■ **The exercise**
Leaving out every picture, quote the data below exactly as it appears.
---------- Material supplied ----------
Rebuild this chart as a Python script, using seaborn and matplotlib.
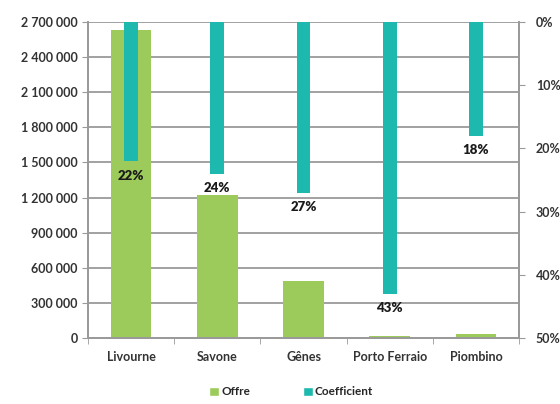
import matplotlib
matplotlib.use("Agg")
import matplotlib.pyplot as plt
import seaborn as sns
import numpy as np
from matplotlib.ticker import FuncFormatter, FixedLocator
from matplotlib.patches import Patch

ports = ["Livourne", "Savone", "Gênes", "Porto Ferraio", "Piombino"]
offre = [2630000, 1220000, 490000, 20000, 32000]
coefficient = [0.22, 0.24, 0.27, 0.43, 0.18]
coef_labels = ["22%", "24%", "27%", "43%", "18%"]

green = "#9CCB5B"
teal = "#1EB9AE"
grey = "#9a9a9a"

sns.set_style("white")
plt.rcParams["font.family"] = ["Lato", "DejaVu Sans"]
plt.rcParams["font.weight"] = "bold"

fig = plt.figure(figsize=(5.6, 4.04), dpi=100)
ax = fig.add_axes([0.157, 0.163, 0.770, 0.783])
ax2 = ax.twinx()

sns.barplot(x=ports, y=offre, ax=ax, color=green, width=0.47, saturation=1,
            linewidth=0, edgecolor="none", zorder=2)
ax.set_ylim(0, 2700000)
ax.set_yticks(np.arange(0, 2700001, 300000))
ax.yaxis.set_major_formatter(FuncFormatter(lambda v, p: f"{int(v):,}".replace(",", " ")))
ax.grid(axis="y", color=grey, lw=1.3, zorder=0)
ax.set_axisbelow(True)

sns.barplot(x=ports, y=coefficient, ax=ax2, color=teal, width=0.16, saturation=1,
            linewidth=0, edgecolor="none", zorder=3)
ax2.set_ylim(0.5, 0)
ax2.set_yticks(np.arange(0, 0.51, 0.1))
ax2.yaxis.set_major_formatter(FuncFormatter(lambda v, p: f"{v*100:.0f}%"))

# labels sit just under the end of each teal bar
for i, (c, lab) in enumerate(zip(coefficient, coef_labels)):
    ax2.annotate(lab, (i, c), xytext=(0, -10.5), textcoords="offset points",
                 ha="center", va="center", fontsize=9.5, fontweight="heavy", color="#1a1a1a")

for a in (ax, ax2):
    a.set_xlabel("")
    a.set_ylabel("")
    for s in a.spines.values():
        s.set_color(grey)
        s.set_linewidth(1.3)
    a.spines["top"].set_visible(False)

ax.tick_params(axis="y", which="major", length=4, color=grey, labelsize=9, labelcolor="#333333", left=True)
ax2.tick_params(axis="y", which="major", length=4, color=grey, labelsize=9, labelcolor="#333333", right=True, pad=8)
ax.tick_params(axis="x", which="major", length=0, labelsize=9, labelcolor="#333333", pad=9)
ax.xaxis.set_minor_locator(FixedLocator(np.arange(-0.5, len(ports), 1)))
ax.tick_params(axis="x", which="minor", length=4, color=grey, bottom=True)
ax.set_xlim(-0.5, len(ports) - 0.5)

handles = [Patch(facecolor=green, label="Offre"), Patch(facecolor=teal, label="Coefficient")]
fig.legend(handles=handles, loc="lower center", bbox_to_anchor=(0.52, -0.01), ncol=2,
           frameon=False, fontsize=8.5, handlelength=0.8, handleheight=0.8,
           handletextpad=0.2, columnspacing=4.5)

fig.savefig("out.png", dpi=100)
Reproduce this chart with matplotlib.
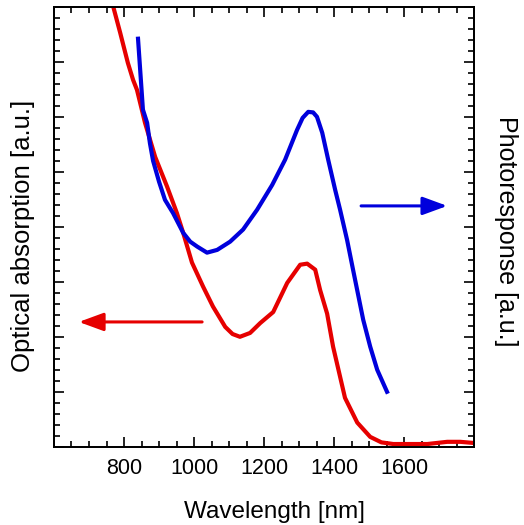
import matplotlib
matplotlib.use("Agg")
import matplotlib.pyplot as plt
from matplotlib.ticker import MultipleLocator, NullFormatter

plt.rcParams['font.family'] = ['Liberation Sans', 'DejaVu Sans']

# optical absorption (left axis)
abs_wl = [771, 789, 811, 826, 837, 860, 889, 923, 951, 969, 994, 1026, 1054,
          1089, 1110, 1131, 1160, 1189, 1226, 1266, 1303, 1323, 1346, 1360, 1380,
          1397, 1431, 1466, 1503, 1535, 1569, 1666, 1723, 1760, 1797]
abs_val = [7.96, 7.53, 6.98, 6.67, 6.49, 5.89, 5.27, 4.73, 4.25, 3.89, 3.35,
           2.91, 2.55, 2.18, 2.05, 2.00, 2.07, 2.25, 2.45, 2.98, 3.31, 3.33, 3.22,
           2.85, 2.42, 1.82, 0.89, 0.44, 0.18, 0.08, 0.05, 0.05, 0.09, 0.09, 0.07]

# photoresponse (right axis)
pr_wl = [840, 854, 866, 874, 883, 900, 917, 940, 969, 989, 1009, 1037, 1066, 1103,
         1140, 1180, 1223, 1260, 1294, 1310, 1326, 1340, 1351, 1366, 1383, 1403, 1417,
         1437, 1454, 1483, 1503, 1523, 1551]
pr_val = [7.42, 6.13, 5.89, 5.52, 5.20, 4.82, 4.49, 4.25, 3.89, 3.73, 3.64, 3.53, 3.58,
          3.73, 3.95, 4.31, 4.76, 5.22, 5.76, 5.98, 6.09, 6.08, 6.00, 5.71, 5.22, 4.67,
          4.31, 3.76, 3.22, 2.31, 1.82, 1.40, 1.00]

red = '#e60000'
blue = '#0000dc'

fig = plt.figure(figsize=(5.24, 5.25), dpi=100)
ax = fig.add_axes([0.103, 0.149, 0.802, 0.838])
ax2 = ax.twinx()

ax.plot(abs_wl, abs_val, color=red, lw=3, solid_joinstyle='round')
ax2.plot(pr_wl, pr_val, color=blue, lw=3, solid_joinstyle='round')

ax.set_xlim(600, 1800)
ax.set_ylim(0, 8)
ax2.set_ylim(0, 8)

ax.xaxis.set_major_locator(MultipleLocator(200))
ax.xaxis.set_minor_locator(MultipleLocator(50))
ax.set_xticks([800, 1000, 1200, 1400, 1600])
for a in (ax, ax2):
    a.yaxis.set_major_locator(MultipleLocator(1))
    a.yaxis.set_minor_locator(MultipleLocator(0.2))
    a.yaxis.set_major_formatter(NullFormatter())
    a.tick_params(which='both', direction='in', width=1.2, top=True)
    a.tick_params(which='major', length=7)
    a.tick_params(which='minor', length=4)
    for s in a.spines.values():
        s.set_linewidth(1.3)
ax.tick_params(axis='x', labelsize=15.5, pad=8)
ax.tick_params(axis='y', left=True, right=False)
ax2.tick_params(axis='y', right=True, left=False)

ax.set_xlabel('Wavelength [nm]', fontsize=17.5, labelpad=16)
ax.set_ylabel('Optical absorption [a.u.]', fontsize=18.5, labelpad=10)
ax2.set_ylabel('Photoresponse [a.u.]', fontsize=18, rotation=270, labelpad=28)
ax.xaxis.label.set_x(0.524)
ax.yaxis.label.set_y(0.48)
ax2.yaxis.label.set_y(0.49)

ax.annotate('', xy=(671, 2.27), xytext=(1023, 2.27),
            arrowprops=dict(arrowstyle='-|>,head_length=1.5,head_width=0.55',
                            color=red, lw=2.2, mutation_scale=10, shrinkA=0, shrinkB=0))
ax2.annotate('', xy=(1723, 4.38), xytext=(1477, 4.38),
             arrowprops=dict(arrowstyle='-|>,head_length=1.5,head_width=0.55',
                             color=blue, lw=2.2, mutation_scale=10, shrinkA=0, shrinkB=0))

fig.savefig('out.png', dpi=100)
----------
■ **Result of this exercise**
Rebuild this chart as a Python script, using seaborn and matplotlib.
import matplotlib
matplotlib.use("Agg")
import matplotlib.pyplot as plt
import seaborn as sns
import numpy as np
from matplotlib.ticker import FuncFormatter, FixedLocator
from matplotlib.patches import Patch

ports = ["Livourne", "Savone", "Gênes", "Porto Ferraio", "Piombino"]
offre = [2630000, 1220000, 490000, 20000, 32000]
coefficient = [0.22, 0.24, 0.27, 0.43, 0.18]
coef_labels = ["22%", "24%", "27%", "43%", "18%"]

green = "#9CCB5B"
teal = "#1EB9AE"
grey = "#9a9a9a"

sns.set_style("white")
plt.rcParams["font.family"] = ["Lato", "DejaVu Sans"]
plt.rcParams["font.weight"] = "bold"

fig = plt.figure(figsize=(5.6, 4.04), dpi=100)
ax = fig.add_axes([0.157, 0.163, 0.770, 0.783])
ax2 = ax.twinx()

sns.barplot(x=ports, y=offre, ax=ax, color=green, width=0.47, saturation=1,
            linewidth=0, edgecolor="none", zorder=2)
ax.set_ylim(0, 2700000)
ax.set_yticks(np.arange(0, 2700001, 300000))
ax.yaxis.set_major_formatter(FuncFormatter(lambda v, p: f"{int(v):,}".replace(",", " ")))
ax.grid(axis="y", color=grey, lw=1.3, zorder=0)
ax.set_axisbelow(True)

sns.barplot(x=ports, y=coefficient, ax=ax2, color=teal, width=0.16, saturation=1,
            linewidth=0, edgecolor="none", zorder=3)
ax2.set_ylim(0.5, 0)
ax2.set_yticks(np.arange(0, 0.51, 0.1))
ax2.yaxis.set_major_formatter(FuncFormatter(lambda v, p: f"{v*100:.0f}%"))

# labels sit just under the end of each teal bar
for i, (c, lab) in enumerate(zip(coefficient, coef_labels)):
    ax2.annotate(lab, (i, c), xytext=(0, -10.5), textcoords="offset points",
                 ha="center", va="center", fontsize=9.5, fontweight="heavy", color="#1a1a1a")

for a in (ax, ax2):
    a.set_xlabel("")
    a.set_ylabel("")
    for s in a.spines.values():
        s.set_color(grey)
        s.set_linewidth(1.3)
    a.spines["top"].set_visible(False)

ax.tick_params(axis="y", which="major", length=4, color=grey, labelsize=9, labelcolor="#333333", left=True)
ax2.tick_params(axis="y", which="major", length=4, color=grey, labelsize=9, labelcolor="#333333", right=True, pad=8)
ax.tick_params(axis="x", which="major", length=0, labelsize=9, labelcolor="#333333", pad=9)
ax.xaxis.set_minor_locator(FixedLocator(np.arange(-0.5, len(ports), 1)))
ax.tick_params(axis="x", which="minor", length=4, color=grey, bottom=True)
ax.set_xlim(-0.5, len(ports) - 0.5)

handles = [Patch(facecolor=green, label="Offre"), Patch(facecolor=teal, label="Coefficient")]
fig.legend(handles=handles, loc="lower center", bbox_to_anchor=(0.52, -0.01), ncol=2,
           frameon=False, fontsize=8.5, handlelength=0.8, handleheight=0.8,
           handletextpad=0.2, columnspacing=4.5)

fig.savefig("out.png", dpi=100)
Reproduce this chart with matplotlib.
import matplotlib
matplotlib.use("Agg")
import matplotlib.pyplot as plt
from matplotlib.ticker import MultipleLocator, NullFormatter

plt.rcParams['font.family'] = ['Liberation Sans', 'DejaVu Sans']

# optical absorption (left axis)
abs_wl = [771, 789, 811, 826, 837, 860, 889, 923, 951, 969, 994, 1026, 1054,
          1089, 1110, 1131, 1160, 1189, 1226, 1266, 1303, 1323, 1346, 1360, 1380,
          1397, 1431, 1466, 1503, 1535, 1569, 1666, 1723, 1760, 1797]
abs_val = [7.96, 7.53, 6.98, 6.67, 6.49, 5.89, 5.27, 4.73, 4.25, 3.89, 3.35,
           2.91, 2.55, 2.18, 2.05, 2.00, 2.07, 2.25, 2.45, 2.98, 3.31, 3.33, 3.22,
           2.85, 2.42, 1.82, 0.89, 0.44, 0.18, 0.08, 0.05, 0.05, 0.09, 0.09, 0.07]

# photoresponse (right axis)
pr_wl = [840, 854, 866, 874, 883, 900, 917, 940, 969, 989, 1009, 1037, 1066, 1103,
         1140, 1180, 1223, 1260, 1294, 1310, 1326, 1340, 1351, 1366, 1383, 1403, 1417,
         1437, 1454, 1483, 1503, 1523, 1551]
pr_val = [7.42, 6.13, 5.89, 5.52, 5.20, 4.82, 4.49, 4.25, 3.89, 3.73, 3.64, 3.53, 3.58,
          3.73, 3.95, 4.31, 4.76, 5.22, 5.76, 5.98, 6.09, 6.08, 6.00, 5.71, 5.22, 4.67,
          4.31, 3.76, 3.22, 2.31, 1.82, 1.40, 1.00]

red = '#e60000'
blue = '#0000dc'

fig = plt.figure(figsize=(5.24, 5.25), dpi=100)
ax = fig.add_axes([0.103, 0.149, 0.802, 0.838])
ax2 = ax.twinx()

ax.plot(abs_wl, abs_val, color=red, lw=3, solid_joinstyle='round')
ax2.plot(pr_wl, pr_val, color=blue, lw=3, solid_joinstyle='round')

ax.set_xlim(600, 1800)
ax.set_ylim(0, 8)
ax2.set_ylim(0, 8)

ax.xaxis.set_major_locator(MultipleLocator(200))
ax.xaxis.set_minor_locator(MultipleLocator(50))
ax.set_xticks([800, 1000, 1200, 1400, 1600])
for a in (ax, ax2):
    a.yaxis.set_major_locator(MultipleLocator(1))
    a.yaxis.set_minor_locator(MultipleLocator(0.2))
    a.yaxis.set_major_formatter(NullFormatter())
    a.tick_params(which='both', direction='in', width=1.2, top=True)
    a.tick_params(which='major', length=7)
    a.tick_params(which='minor', length=4)
    for s in a.spines.values():
        s.set_linewidth(1.3)
ax.tick_params(axis='x', labelsize=15.5, pad=8)
ax.tick_params(axis='y', left=True, right=False)
ax2.tick_params(axis='y', right=True, left=False)

ax.set_xlabel('Wavelength [nm]', fontsize=17.5, labelpad=16)
ax.set_ylabel('Optical absorption [a.u.]', fontsize=18.5, labelpad=10)
ax2.set_ylabel('Photoresponse [a.u.]', fontsize=18, rotation=270, labelpad=28)
ax.xaxis.label.set_x(0.524)
ax.yaxis.label.set_y(0.48)
ax2.yaxis.label.set_y(0.49)

ax.annotate('', xy=(671, 2.27), xytext=(1023, 2.27),
            arrowprops=dict(arrowstyle='-|>,head_length=1.5,head_width=0.55',
                            color=red, lw=2.2, mutation_scale=10, shrinkA=0, shrinkB=0))
ax2.annotate('', xy=(1723, 4.38), xytext=(1477, 4.38),
             arrowprops=dict(arrowstyle='-|>,head_length=1.5,head_width=0.55',
                             color=blue, lw=2.2, mutation_scale=10, shrinkA=0, shrinkB=0))

fig.savefig('out.png', dpi=100)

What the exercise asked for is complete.